We can also perform some simple plotting, provided we choose the observables to look at. HistFactory workspaces always have two special ones:
- `channelCat` represents the category the events fall in (i.e. it's like an enum representing which of the various channels events belong to - for two channels, you'll see two _Possible states_ this discrete variable can take)
- `weightVar` represents instead the weight which may be associated to each event

In [None]:
w->cat("channelCat")->Print("v")

Verbose printouts (`Print("v")`) and tree printouts (`Print("t")`) help nerds understand what's going on - how a variable or a function or in general any RooFit object is defined, which functions use it, and so on and so forth.

## With CommonStatTools

The CommonStatTools package provides a simple tool to extract histograms out of the folder structure of the file containing the RooWorkspace, and put them out in a single ROOT file.

In [None]:
!python ../CommonStatTools/obtainHistosFromWS.py -i ../ws/ATLASIT_prova_combined_ATLASIT_prova_model.root -o validation_histos.root

In [None]:
!ls

In [None]:
f_histo = new TFile("validation_histos.root");
f_histo->ls();

In [None]:
c = new TCanvas("c2", "c", 800, 400);
c->Divide(2, 1);

// first channel
c->cd(1);
h_data = dynamic_cast<TH1D*>(f_histo->Get("ljets_HThad_5j3b_Data_regBin"));
h_ttH = dynamic_cast<TH1D*>(f_histo->Get("ljets_HThad_5j3b_ttH_regBin"));
h_ttbar = dynamic_cast<TH1D*>(f_histo->Get("ljets_HThad_5j3b_ttbar_regBin"));
h_singleTop = dynamic_cast<TH1D*>(f_histo->Get("ljets_HThad_5j3b_singleTop_regBin"));

h_ttH->SetLineColor(kRed);
h_ttbar->SetLineColor(kBlue+1);
h_singleTop->SetLineColor(kGreen-8);
h_ttH->SetTitle("ttH");
h_ttbar->SetTitle("ttbar");
h_singleTop->SetTitle("single top");
h_data->SetTitle("data");

h_data->Draw("pe");
auto S_plus_B = new THStack("S_plus_B", "S plus B");
S_plus_B->Add(h_singleTop);
S_plus_B->Add(h_ttbar);
S_plus_B->Add(h_ttH);
S_plus_B->Draw("hist same");


// second channel
c->cd(2);
h_data = dynamic_cast<TH1D*>(f_histo->Get("ljets_Mbb_ge6jge4b_Data_regBin"));
h_ttH = dynamic_cast<TH1D*>(f_histo->Get("ljets_Mbb_ge6jge4b_ttH_regBin"));
h_ttbar = dynamic_cast<TH1D*>(f_histo->Get("ljets_Mbb_ge6jge4b_ttbar_regBin"));
h_singleTop = dynamic_cast<TH1D*>(f_histo->Get("ljets_Mbb_ge6jge4b_singleTop_regBin"));

h_ttH->SetLineColor(kRed);
h_ttbar->SetLineColor(kBlue+1);
h_singleTop->SetLineColor(kGreen-8);
h_ttH->SetTitle("ttH");
h_ttbar->SetTitle("ttbar");
h_singleTop->SetTitle("single top");
h_data->SetTitle("data");

h_data->Draw("pe");
auto S_plus_B2 = new THStack("S_plus_B", "S plus B");
S_plus_B2->Add(h_singleTop);
S_plus_B2->Add(h_ttbar);
S_plus_B2->Add(h_ttH);
S_plus_B2->Draw("hist same");


c->cd(2)->BuildLegend();
c->Draw();

You may sometimes need to compare different versions of the same workspace.
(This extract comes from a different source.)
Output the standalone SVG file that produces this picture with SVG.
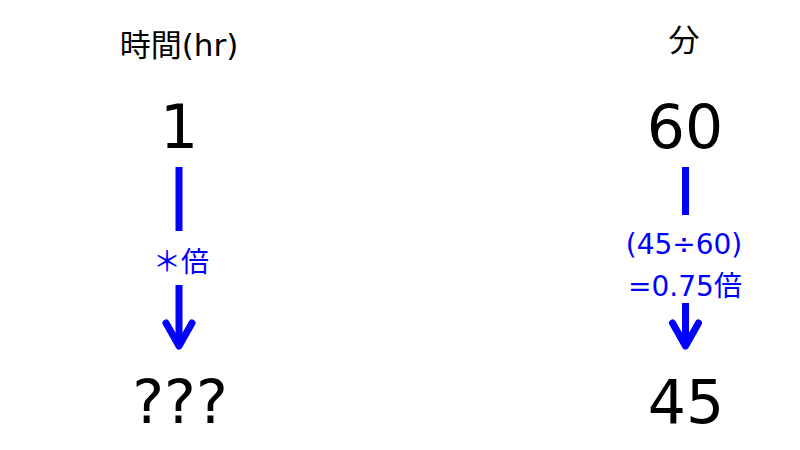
<svg xmlns="http://www.w3.org/2000/svg" width="800" height="450" viewBox="0 0 800 450">
<style>
.t{font-family:"DejaVu Sans","Noto Sans CJK JP",sans-serif;fill:#000;text-anchor:middle}
.h{font-size:31px}
.n{font-size:60px}
.b{font-family:"DejaVu Sans","Noto Sans CJK JP",sans-serif;fill:#0000ff;text-anchor:middle;font-size:28px}
.bar{stroke:#0000ff;stroke-width:7;fill:none}
.head{stroke:#0000ff;stroke-width:7;fill:none;stroke-linecap:round;stroke-linejoin:round}
</style>
<rect width="800" height="450" fill="#fff"/>
<g id="hdr-time"><text class="t h" x="179" y="56">時間(hr)</text></g>
<g id="hdr-min"><text class="t h" x="684" y="51">分</text></g>
<g id="n-1"><text class="t n" x="179" y="148">1</text></g>
<g id="n-60"><text class="t n" x="685" y="148">60</text></g>
<g id="n-q"><text class="t n" x="180" y="423">???</text></g>
<g id="n-45"><text class="t n" x="686" y="423">45</text></g>
<g id="connectors">
<line class="bar" x1="179" y1="167" x2="179" y2="231"/>
<line class="bar" x1="179" y1="285" x2="179" y2="344"/>
<polyline class="head" points="166,323 179,346 192,323"/>
<text class="b" x="181" y="272">＊倍</text>
<line class="bar" x1="685.5" y1="167" x2="685.5" y2="215"/>
<line class="bar" x1="685.5" y1="303" x2="685.5" y2="344"/>
<polyline class="head" points="672.5,323 685.5,346 698.5,323"/>
<text class="b" x="684" y="254">(45÷60)</text>
<text class="b" x="685" y="296">=0.75倍</text>
</g>
</svg>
In this case, a convenient way to identify changes in histograms is provided by CommonStatTools: let's first create a second mockup workspace,

In [None]:
!cp ../ws/ATLASIT_prova_combined_ATLASIT_prova_model.root another_mysterious_ws.root

and then we can visualize the differences between the histograms contained in the "old" (`-o`) and "new" (`-n`) files:

In [None]:
!python ../CommonStatTools/compareHistos.py -o ../ws/ATLASIT_prova_combined_ATLASIT_prova_model.root -n another_mysterious_ws.root

Of course there may be residual differences due to different settings in terms of normalization factors or normalization uncertainties, but that might be checked for example by comparing the XML files which can be extracted a-posteriori from the `Measurement` object in the file (`vimdiff` them!).